12. Aux termes de l’article L. 600-4-1 du code de l’urbanisme : « Lorsqu’elle annule pour excès de pouvoir un acte intervenu en matière d’urbanisme ou en ordonne la suspension, la juridiction administrative se prononce sur l’ensemble des moyens de la requête qu’elle estime susceptibles de fonder l’annulation ou la suspension, en l’état du dossier ». Aucun autre moyen n’est susceptible de fonder, en l’état du dossier, la suspension de la décision attaquée.
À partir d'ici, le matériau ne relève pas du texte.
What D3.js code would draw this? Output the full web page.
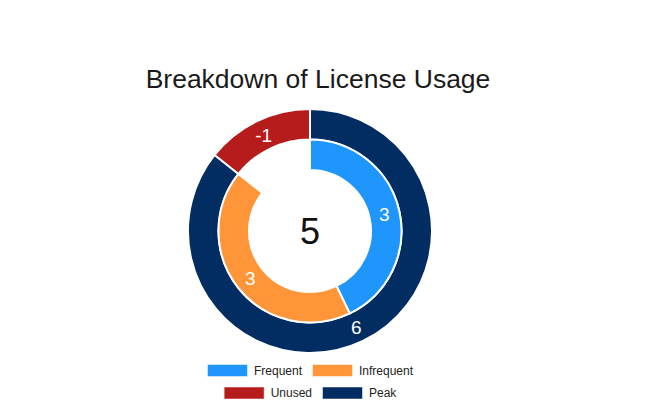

13. Il résulte de tout ce qui précède qu’il y a lieu, dans les circonstances de l’espèce, de prononcer la suspension demandée par M. B., jusqu’à ce qu’il soit statué au fond sur la légalité de la décision attaquée.
Sur les conclusions présentées au titre de l’article L. 761-1 du code de justice administrative :
14. La commune de Rémire-Montjoly versera une somme de 3 500 € à M. B. au titre de l’article L. 761-1 du code de justice administrative. Les mêmes dispositions font obstacle à ce qu’une somme soit mise à la charge de M. B., qui n’est pas la partie perdante dans la présente instance.
Décide :
Article 1er : L’ordonnance du 15 février 2022 du juge des référés du tribunal administratif de la Guyane est annulée.
Article 2 : L’exécution de l’arrêté du 4 novembre 2021 du maire de Rémire-Montjoly est suspendue.
Article 3 : La commune de Rémire-Montjoly versera une somme de 3 500 € à M. B. au titre de l’article L. 761-1 du code de justice administrative.
Article 4 : Les conclusions présentées par la commune de Rémire-Montjoly au titre de l’article L. 761-1 du code de justice administrative sont rejetées.
Article 5 : La présente décision sera notifiée à M. A. B., à la commune de Rémire-Montjoly et à la collectivité territoriale de Guyane.